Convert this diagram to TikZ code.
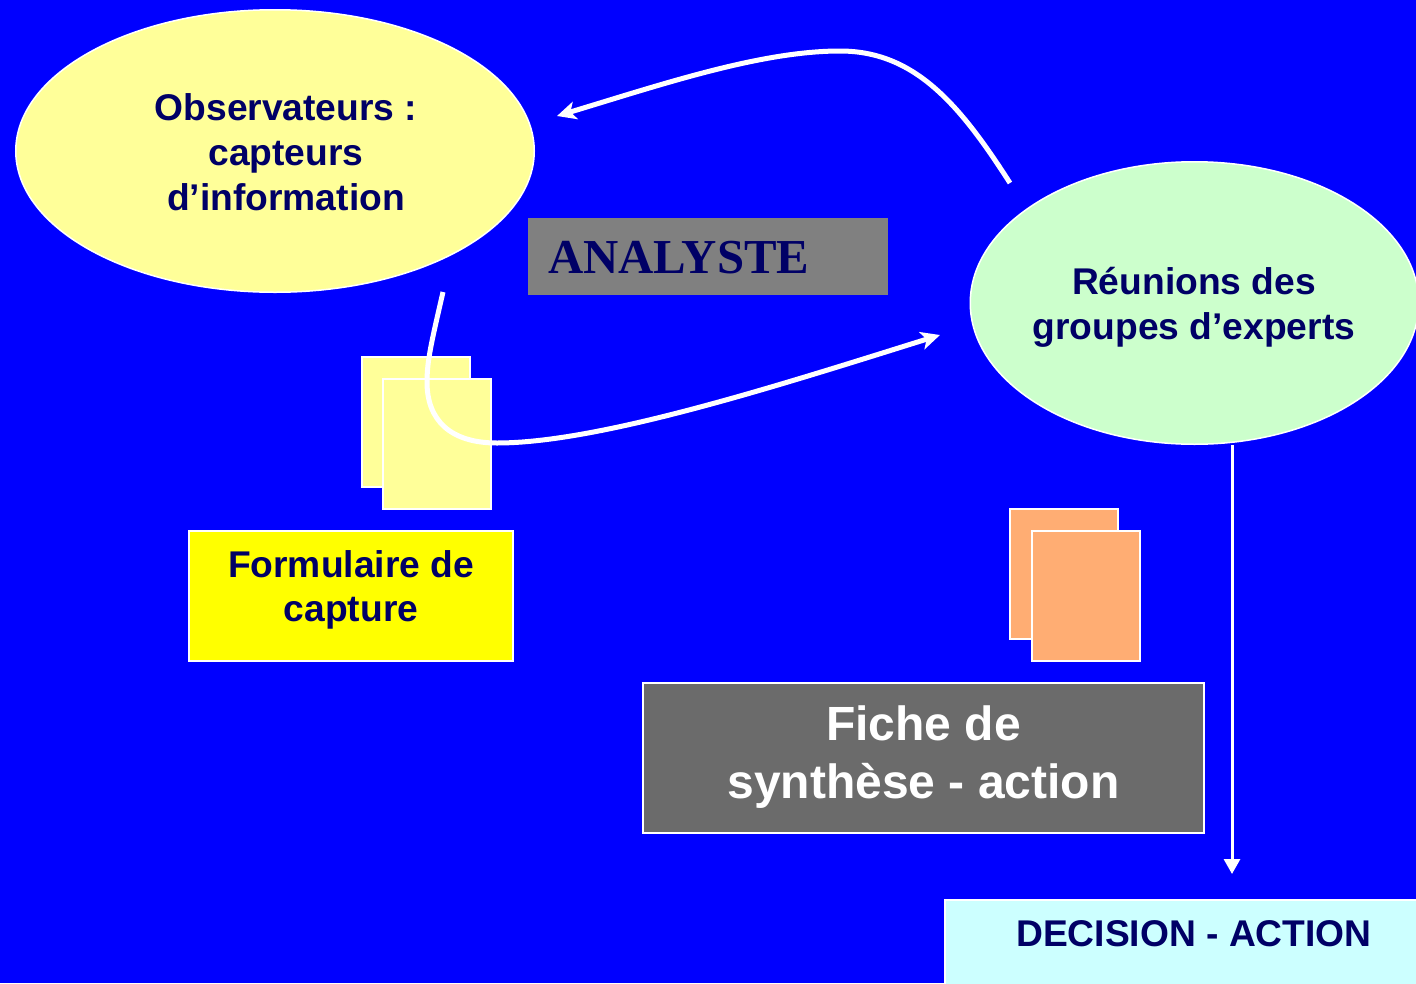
\documentclass[tikz,border=0pt]{standalone}
\usepackage{fontspec}
\setmainfont{Liberation Sans}
\newfontfamily\serifbold{Liberation Serif}
\usepackage{xcolor}
\usetikzlibrary{arrows.meta,shapes.geometric}
\definecolor{backblue}{HTML}{0000FF}
\definecolor{navy}{HTML}{000066}
\definecolor{paleyellow}{HTML}{FFFF99}
\definecolor{brightyellow}{HTML}{FFFF00}
\definecolor{palegreen}{HTML}{CCFFCC}
\definecolor{paleorange}{HTML}{FFAD73}
\definecolor{palecyan}{HTML}{CCFFFF}
\definecolor{midgray}{HTML}{808080}
\definecolor{darkgray}{HTML}{6B6B6B}
\tikzset{
  oval/.style={ellipse, draw=white, line width=1.5pt, inner sep=0pt},
  box/.style={rectangle, draw=white, line width=2pt, inner sep=0pt},
  sheet/.style={box, minimum width=108pt, minimum height=130pt},
  lab/.style={text=navy, align=center, font=\fontsize{37.2}{45}\selectfont\bfseries},
  flow/.style={draw=white, line width=5pt, line cap=butt, -{Stealth[length=19pt,width=18pt,inset=5pt]}},
  drop/.style={draw=white, line width=3pt, -{Triangle[length=15pt,width=16pt]}},
}
\begin{document}
\begin{tikzpicture}[x=1pt,y=-1pt]
  \useasboundingbox (0,0) rectangle (1416,983);
  \fill[backblue] (0,0) rectangle (1416,983);
  % ovals
  \node[oval,fill=paleyellow,minimum width=518.5pt,minimum height=282.5pt] (obs) at (275,151) {};
  \node[oval,fill=palegreen,minimum width=448.5pt,minimum height=282.5pt] (reu) at (1194.5,303) {};
  \node[lab] (obstxt) at (286,152) {Observateurs :\\capteurs\\d’information};
  \node[lab] (reutxt) at (1194,307) {Réunions des\\groupes d’experts};
  % boxes
  \node[rectangle,fill=midgray,minimum width=360pt,minimum height=77pt] (ana) at (708,256.5) {};
  \node[anchor=west,text=navy,font=\fontsize{48.8}{50}\serifbold\bfseries] (anatxt) at (544.5,258) {ANALYSTE};
  \node[box,fill=brightyellow,minimum width=324pt,minimum height=130pt] (form) at (351,595.5) {};
  \node[text=navy,align=center,font=\fontsize{37.2}{44}\selectfont\bfseries] (formtxt) at (351,589.5) {Formulaire de\\capture};
  \node[box,fill=darkgray,minimum width=561pt,minimum height=150.5pt] (fiche) at (923.5,758) {};
  \node[text=white,align=center,font=\fontsize{48}{58}\selectfont\bfseries] (fichetxt) at (923.5,757) {Fiche de\\synthèse - action};
  \node[box,fill=palecyan,minimum width=480pt,minimum height=100pt,anchor=north west] (dec) at (944,899) {};
  \node[lab] (dectxt) at (1194,933.5) {DECISION - ACTION};
  % sheets
  \node[sheet,fill=paleyellow] (sa) at (416,422) {};
  \node[sheet,fill=paleyellow] (sb) at (437,443.5) {};
  \node[sheet,fill=paleorange] (sc) at (1064,573.5) {};
  \node[sheet,fill=paleorange] (sd) at (1086,595.5) {};
  % free ends of the connectors
  \coordinate (p1) at (1010,183);
  \coordinate (p2) at (557,116);
  \coordinate (p3) at (443,292);
  \coordinate (p4) at (940,335);
  \coordinate (p5) at (1232,445);
  \coordinate (p6) at (1232,874);
  \draw[flow] (p1) .. controls (960,105) and (915,51) .. (840,51)
    .. controls (760,51) and (660,85) .. (p2);
  \draw[flow] (p3) .. controls (432,340) and (427,360) .. (427,382)
    .. controls (427,420) and (450,443) .. (497,443)
    .. controls (600,443) and (780,385) .. (p4);
  \draw[drop] (p5) -- (p6);
\end{tikzpicture}
\end{document}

What to do - Using the material above, set down every line exactly, but skip the pictures.

Solution to the problem -
Convert this diagram to TikZ code.
\documentclass[tikz,border=0pt]{standalone}
\usepackage{fontspec}
\setmainfont{Liberation Sans}
\newfontfamily\serifbold{Liberation Serif}
\usepackage{xcolor}
\usetikzlibrary{arrows.meta,shapes.geometric}
\definecolor{backblue}{HTML}{0000FF}
\definecolor{navy}{HTML}{000066}
\definecolor{paleyellow}{HTML}{FFFF99}
\definecolor{brightyellow}{HTML}{FFFF00}
\definecolor{palegreen}{HTML}{CCFFCC}
\definecolor{paleorange}{HTML}{FFAD73}
\definecolor{palecyan}{HTML}{CCFFFF}
\definecolor{midgray}{HTML}{808080}
\definecolor{darkgray}{HTML}{6B6B6B}
\tikzset{
  oval/.style={ellipse, draw=white, line width=1.5pt, inner sep=0pt},
  box/.style={rectangle, draw=white, line width=2pt, inner sep=0pt},
  sheet/.style={box, minimum width=108pt, minimum height=130pt},
  lab/.style={text=navy, align=center, font=\fontsize{37.2}{45}\selectfont\bfseries},
  flow/.style={draw=white, line width=5pt, line cap=butt, -{Stealth[length=19pt,width=18pt,inset=5pt]}},
  drop/.style={draw=white, line width=3pt, -{Triangle[length=15pt,width=16pt]}},
}
\begin{document}
\begin{tikzpicture}[x=1pt,y=-1pt]
  \useasboundingbox (0,0) rectangle (1416,983);
  \fill[backblue] (0,0) rectangle (1416,983);
  % ovals
  \node[oval,fill=paleyellow,minimum width=518.5pt,minimum height=282.5pt] (obs) at (275,151) {};
  \node[oval,fill=palegreen,minimum width=448.5pt,minimum height=282.5pt] (reu) at (1194.5,303) {};
  \node[lab] (obstxt) at (286,152) {Observateurs :\\capteurs\\d’information};
  \node[lab] (reutxt) at (1194,307) {Réunions des\\groupes d’experts};
  % boxes
  \node[rectangle,fill=midgray,minimum width=360pt,minimum height=77pt] (ana) at (708,256.5) {};
  \node[anchor=west,text=navy,font=\fontsize{48.8}{50}\serifbold\bfseries] (anatxt) at (544.5,258) {ANALYSTE};
  \node[box,fill=brightyellow,minimum width=324pt,minimum height=130pt] (form) at (351,595.5) {};
  \node[text=navy,align=center,font=\fontsize{37.2}{44}\selectfont\bfseries] (formtxt) at (351,589.5) {Formulaire de\\capture};
  \node[box,fill=darkgray,minimum width=561pt,minimum height=150.5pt] (fiche) at (923.5,758) {};
  \node[text=white,align=center,font=\fontsize{48}{58}\selectfont\bfseries] (fichetxt) at (923.5,757) {Fiche de\\synthèse - action};
  \node[box,fill=palecyan,minimum width=480pt,minimum height=100pt,anchor=north west] (dec) at (944,899) {};
  \node[lab] (dectxt) at (1194,933.5) {DECISION - ACTION};
  % sheets
  \node[sheet,fill=paleyellow] (sa) at (416,422) {};
  \node[sheet,fill=paleyellow] (sb) at (437,443.5) {};
  \node[sheet,fill=paleorange] (sc) at (1064,573.5) {};
  \node[sheet,fill=paleorange] (sd) at (1086,595.5) {};
  % free ends of the connectors
  \coordinate (p1) at (1010,183);
  \coordinate (p2) at (557,116);
  \coordinate (p3) at (443,292);
  \coordinate (p4) at (940,335);
  \coordinate (p5) at (1232,445);
  \coordinate (p6) at (1232,874);
  \draw[flow] (p1) .. controls (960,105) and (915,51) .. (840,51)
    .. controls (760,51) and (660,85) .. (p2);
  \draw[flow] (p3) .. controls (432,340) and (427,360) .. (427,382)
    .. controls (427,420) and (450,443) .. (497,443)
    .. controls (600,443) and (780,385) .. (p4);
  \draw[drop] (p5) -- (p6);
\end{tikzpicture}
\end{document}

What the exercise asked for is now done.